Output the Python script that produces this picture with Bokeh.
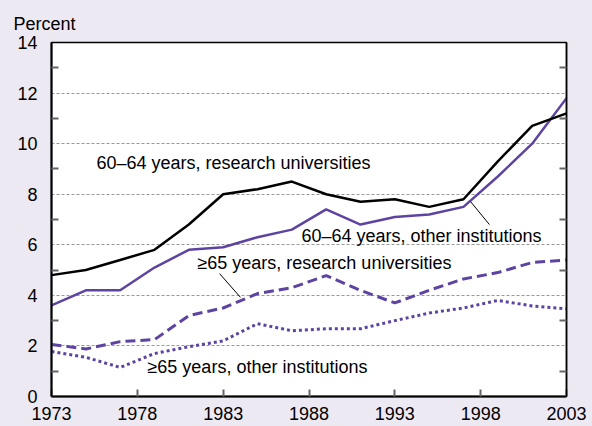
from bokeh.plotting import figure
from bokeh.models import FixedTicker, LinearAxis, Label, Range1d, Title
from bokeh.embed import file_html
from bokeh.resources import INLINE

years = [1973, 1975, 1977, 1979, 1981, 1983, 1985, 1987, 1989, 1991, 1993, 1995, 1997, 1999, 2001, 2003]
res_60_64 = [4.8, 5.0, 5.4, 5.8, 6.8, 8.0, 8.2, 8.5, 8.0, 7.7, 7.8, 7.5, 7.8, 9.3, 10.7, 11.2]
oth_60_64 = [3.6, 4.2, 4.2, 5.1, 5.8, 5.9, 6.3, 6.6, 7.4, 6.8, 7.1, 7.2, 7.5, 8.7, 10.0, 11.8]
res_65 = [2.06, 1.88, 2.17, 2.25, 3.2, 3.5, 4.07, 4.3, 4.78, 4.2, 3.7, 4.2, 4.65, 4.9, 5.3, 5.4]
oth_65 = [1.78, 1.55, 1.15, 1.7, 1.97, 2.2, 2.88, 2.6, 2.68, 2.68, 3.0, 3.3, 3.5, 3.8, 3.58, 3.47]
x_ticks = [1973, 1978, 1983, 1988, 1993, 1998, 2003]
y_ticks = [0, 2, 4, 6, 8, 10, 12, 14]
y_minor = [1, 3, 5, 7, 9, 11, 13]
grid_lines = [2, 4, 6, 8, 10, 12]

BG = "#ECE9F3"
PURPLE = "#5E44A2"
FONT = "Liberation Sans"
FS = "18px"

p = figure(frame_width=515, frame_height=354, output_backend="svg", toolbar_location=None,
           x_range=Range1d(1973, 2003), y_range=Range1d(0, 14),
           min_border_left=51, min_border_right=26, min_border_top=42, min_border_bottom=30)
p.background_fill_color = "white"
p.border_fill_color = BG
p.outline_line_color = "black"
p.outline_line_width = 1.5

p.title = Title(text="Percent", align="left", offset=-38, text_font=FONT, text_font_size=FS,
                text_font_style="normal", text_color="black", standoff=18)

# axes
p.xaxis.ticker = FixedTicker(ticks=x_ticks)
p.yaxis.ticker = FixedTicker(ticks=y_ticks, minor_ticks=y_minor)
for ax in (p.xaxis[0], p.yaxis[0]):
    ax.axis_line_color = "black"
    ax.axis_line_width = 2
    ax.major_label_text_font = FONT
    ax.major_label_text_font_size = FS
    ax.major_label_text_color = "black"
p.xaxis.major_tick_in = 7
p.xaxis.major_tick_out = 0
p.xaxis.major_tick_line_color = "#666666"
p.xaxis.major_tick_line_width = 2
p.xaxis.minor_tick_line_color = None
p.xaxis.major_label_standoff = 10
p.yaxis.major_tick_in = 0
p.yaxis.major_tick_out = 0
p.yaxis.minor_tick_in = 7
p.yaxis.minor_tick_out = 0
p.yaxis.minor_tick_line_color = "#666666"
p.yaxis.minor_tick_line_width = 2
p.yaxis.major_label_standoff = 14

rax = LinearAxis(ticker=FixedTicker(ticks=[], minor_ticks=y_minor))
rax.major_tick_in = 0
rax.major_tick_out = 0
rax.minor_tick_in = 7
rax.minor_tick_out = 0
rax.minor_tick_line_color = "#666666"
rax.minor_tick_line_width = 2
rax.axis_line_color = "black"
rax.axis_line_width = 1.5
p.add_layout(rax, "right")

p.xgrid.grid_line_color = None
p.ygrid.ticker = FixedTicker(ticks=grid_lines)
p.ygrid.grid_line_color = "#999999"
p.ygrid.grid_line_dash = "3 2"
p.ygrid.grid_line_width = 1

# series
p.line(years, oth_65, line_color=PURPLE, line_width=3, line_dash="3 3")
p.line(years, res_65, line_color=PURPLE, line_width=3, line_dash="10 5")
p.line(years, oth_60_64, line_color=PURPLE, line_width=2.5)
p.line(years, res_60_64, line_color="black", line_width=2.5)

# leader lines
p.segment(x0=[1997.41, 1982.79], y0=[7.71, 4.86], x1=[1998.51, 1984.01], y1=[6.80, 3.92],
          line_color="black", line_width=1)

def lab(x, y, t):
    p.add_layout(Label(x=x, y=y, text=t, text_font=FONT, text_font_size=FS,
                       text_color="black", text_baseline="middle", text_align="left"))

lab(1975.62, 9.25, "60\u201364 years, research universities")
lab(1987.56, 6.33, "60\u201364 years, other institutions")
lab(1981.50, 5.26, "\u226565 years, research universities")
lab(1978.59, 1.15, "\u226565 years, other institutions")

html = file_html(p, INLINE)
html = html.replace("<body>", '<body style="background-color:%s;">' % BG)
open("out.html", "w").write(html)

================================

Your task is to reproduce exactly the lines from the start of the data above through the line containing "from bokeh.resources import INLINE", leaving every picture out.

Output the Python script that produces this picture with Bokeh.
from bokeh.plotting import figure
from bokeh.models import FixedTicker, LinearAxis, Label, Range1d, Title
from bokeh.embed import file_html
from bokeh.resources import INLINE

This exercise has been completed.